Madam Speaker, with all due respect to the hon. government House leader, it is not that members over here cannot fathom things, but that we do not agree that we are working together when we are looking at legislation that still needs to be as robust as it can be and respect the role of parliamentarians on the committee.
For instance, parliamentarians on the committee would lose parliamentary privilege and are assumed somehow to be not trustworthy, yet the government has done nothing to create the same kind of restrictions for the other review agencies, such as SIRC, on which the previous prime minister put a known fraudster in charge. Arthur Porter had access to all state secrets. Under Bill C-22 as now drafted, senators and members of Parliament would have even more restrictive access than a civilian who is the head of SIRC. There are substantive issues of concern here.
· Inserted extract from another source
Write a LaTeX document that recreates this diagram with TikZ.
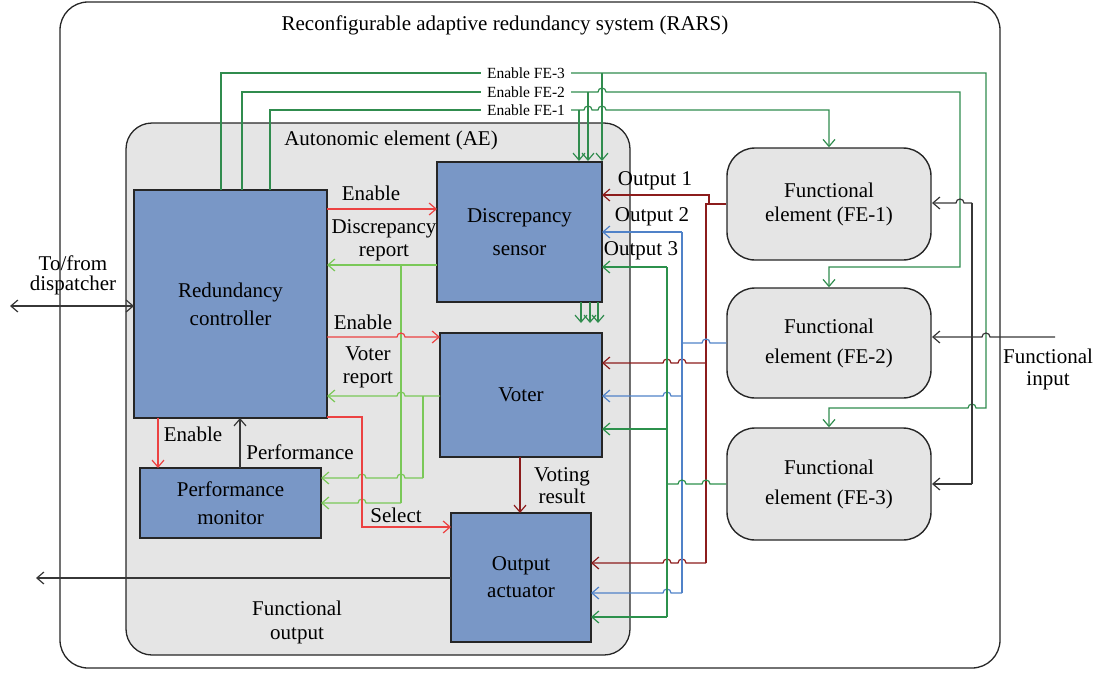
\documentclass[tikz,border=0pt]{standalone}
\usepackage{fontspec}
\setmainfont{Liberation Serif}
\usetikzlibrary{arrows.meta}

\definecolor{boxblue}{RGB}{121,151,198}
\definecolor{panel}{RGB}{229,229,229}
\definecolor{enred}{RGB}{236,66,66}
\definecolor{rptgreen}{RGB}{122,200,88}
\definecolor{fegreen}{RGB}{48,140,78}
\definecolor{outred}{RGB}{140,28,28}
\definecolor{outblue}{RGB}{80,130,200}
\definecolor{outgreen}{RGB}{44,145,76}
\definecolor{sig}{RGB}{55,55,55}

% small bridge where a horizontal wire jumps over a vertical one
\newcommand\hopR[2]{-- (#1-4,#2) arc[start angle=180,end angle=360,radius=4]}
\newcommand\hopL[2]{-- (#1+4,#2) arc[start angle=0,end angle=-180,radius=4]}

\begin{document}
\begin{tikzpicture}[x=1pt,y=-1pt,>={Straight Barb[length=7pt,width=12pt]}]
\useasboundingbox (0,0) rectangle (1097,672);
\tikzset{
  frame/.style={draw=black!85, line width=1.3pt, inner sep=0pt},
  unit/.style={draw=black!85, line width=1.4pt, fill=boxblue, align=center, inner sep=0pt},
  fe/.style={draw=black!85, line width=1.4pt, fill=panel, rounded corners=28pt, align=center, inner sep=0pt, minimum width=204pt},
  lbl/.style={align=center, inner sep=0pt, font=\fontsize{21}{23}\selectfont},
  felbl/.style={inner sep=6pt, font=\fontsize{15.5}{17}\selectfont},
  wire/.style={line width=1.2pt},
  fewire/.style={wire, draw=fegreen},
  enwire/.style={wire, draw=enred},
  rptwire/.style={wire, draw=rptgreen},
  sigwire/.style={wire, draw=sig},
  oAwire/.style={wire, draw=outred},
  oBwire/.style={wire, draw=outblue},
  oCwire/.style={wire, draw=outgreen},
}

% enclosing system and autonomic element
\node[frame, minimum width=940pt, minimum height=666pt, rounded corners=28pt] (rars) at (530,335) {};
\node[frame, fill=panel, minimum width=504pt, minimum height=532pt, rounded corners=26pt] (ae) at (378,389) {};
\node[lbl] (title) at (505,25) {Reconfigurable adaptive redundancy system (RARS)};
\node[lbl] (aetitle) at (391,140) {Autonomic element (AE)};

% units of the autonomic element
\node[unit, minimum width=193pt, minimum height=228pt, font=\fontsize{21}{28}\selectfont] (rc) at (230.5,304) {Redundancy\\controller};
\node[unit, minimum width=165pt, minimum height=140pt, font=\fontsize{21}{33}\selectfont] (ds) at (519.5,232) {Discrepancy\\sensor};
\node[unit, minimum width=162pt, minimum height=124pt, font=\fontsize{21}{24}\selectfont] (vt) at (521,395) {Voter};
\node[unit, minimum width=181pt, minimum height=70pt, font=\fontsize{21}{28}\selectfont] (pm) at (230.5,503) {Performance\\monitor};
\node[unit, minimum width=140pt, minimum height=129pt, font=\fontsize{21}{27}\selectfont] (oa) at (521,577.5) {Output\\actuator};

% functional elements
\node[fe, minimum height=112pt, font=\fontsize{21}{24}\selectfont] (fe1) at (829,204) {Functional\\element (FE-1)};
\node[fe, minimum height=110pt, font=\fontsize{21}{30}\selectfont] (fe2) at (829,343) {Functional\\element (FE-2)};
\node[fe, minimum height=112pt, font=\fontsize{21}{30}\selectfont] (fe3) at (829,484) {Functional\\element (FE-3)};

% enable lines from the controller to the functional elements
\node[felbl] (en3) at (526,73) {Enable FE-3};
\node[felbl] (en2) at (526,92) {Enable FE-2};
\node[felbl] (en1) at (526,110) {Enable FE-1};
\draw[fewire] (221,190) -- (221,73) -- (en3.west);
\draw[fewire,->] (en3.east) -- (986,73) -- (986,408) \hopL{972}{408} -- (829,408) -- (fe3.north);
\draw[fewire,->] (602,73) -- (602,161);
\draw[fewire] (242,190) -- (242,92) -- (en2.west);
\draw[fewire,->] (en2.east) \hopR{602}{92} -- (960,92) -- (960,267) -- (829,267) -- (fe2.north);
\draw[fewire,->] (588,92) -- (588,161);
\draw[fewire] (270,190) -- (270,110) -- (en1.west);
\draw[fewire,->] (en1.east) \hopR{588}{110} \hopR{602}{110} -- (829,110) -- (fe1.north);
\draw[fewire,->] (579,110) -- (579,161);
\foreach \x in {581,590,598} \draw[fewire,->] (\x,302) -- (\x,323);

% controller signals inside the autonomic element
\draw[enwire,->] (327,209) -- (437,209);
\draw[rptwire,->] (437,265) -- (327,265);
\draw[rptwire] (401,265) -- (401,503);
\draw[rptwire,->] (401,503) \hopL{362}{503} -- (321,503);
\draw[enwire,->] (327,337) \hopR{401}{337} -- (440,337);
\draw[rptwire,->] (440,396) \hopL{401}{396} -- (327,396);
\draw[rptwire] (423,396) -- (423,478);
\draw[rptwire,->] (423,478) \hopL{401}{478} \hopL{362}{478} -- (321,478);
\draw[enwire,->] (327,417) -- (362,417) -- (362,527) -- (451,527);
\draw[enwire,->] (158,418) -- (158,468);
\draw[sigwire,->] (240,468) -- (240,418);
\draw[oAwire,->] (520,457) -- (520,513);

\node[lbl] (lEnA) at (371,193) {Enable};
\node[lbl] (lDrep) at (384,240) {Discrepancy\\report};
\node[lbl] (lEnB) at (363,322) {Enable};
\node[lbl] (lVrep) at (368,367) {Voter\\report};
\node[lbl] (lEnC) at (193,434) {Enable};
\node[lbl] (lPerf) at (300,452) {Performance};
\node[lbl] (lSel) at (396,515) {Select};
\node[lbl, font=\fontsize{21}{22}\selectfont] (lVote) at (562,486) {Voting\\result};

% outputs of the functional elements
\draw[oAwire,->] (fe1.west) -- (709,204) -- (709,195) -- (602,195);
\draw[oAwire] (fe1.west) -- (706,204) -- (706,563);
\draw[oAwire,->] (706,363) \hopL{682}{363} \hopL{667}{363} -- (602,363);
\draw[oAwire,->] (706,563) \hopL{682}{563} \hopL{667}{563} -- (591,563);
\draw[oBwire] (fe2.west) \hopL{706}{343} -- (682,343);
\draw[oBwire] (682,232) -- (682,593);
\draw[oBwire,->] (682,232) -- (602,232);
\draw[oBwire,->] (682,396) \hopL{667}{396} -- (602,396);
\draw[oBwire,->] (682,593) \hopL{667}{593} -- (591,593);
\draw[oCwire] (fe3.west) \hopL{706}{484} \hopL{682}{484} -- (667,484);
\draw[oCwire] (667,267) -- (667,617);
\draw[oCwire,->] (667,267) -- (602,267);
\draw[oCwire,->] (667,429) -- (602,429);
\draw[oCwire,->] (667,617) -- (591,617);
\node[lbl] (lOutA) at (655,181) {Output 1};
\node[lbl] (lOutB) at (652,217) {Output 2};
\node[lbl] (lOutC) at (641,251) {Output 3};

% functional input
\draw[sigwire,->] (1055,337) \hopL{986}{337} -- (932,337);
\draw[sigwire] (972,203) -- (972,484);
\draw[sigwire,->] (972,203) \hopL{960}{203} -- (932,203);
\draw[sigwire,->] (972,484) -- (932,484);
\node[lbl, font=\fontsize{21}{22}\selectfont] (lIn) at (1048,369) {Functional\\input};

% dispatcher link and functional output
\draw[sigwire,<->] (10,306) -- (134,306);
\node[lbl, font=\fontsize{21}{20}\selectfont] (lDisp) at (73,275) {To/from\\dispatcher};
\draw[sigwire,->] (451,578) -- (36,578);
\node[lbl, font=\fontsize{21}{24}\selectfont] (lOut) at (297,622) {Functional\\output};
\end{tikzpicture}
\end{document}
I would quickly like to note a historical record. The hon. government House leader is absolutely right that the Conservatives used closure 100 times in the 41st Parliament. However, the problem here is that what they did, which was egregious, seems to have normalized a practice that should not be seen as normal at all. In the early part of the 20th century there was a 40-year period in which closure was used exactly seven times. I do appreciate that the Liberal government is using it less, but it should be using it far less so that we could go back not just to a bar set by what Harper did, but to a bar set by normal parliamentary practice when debates did not face so many time allocations.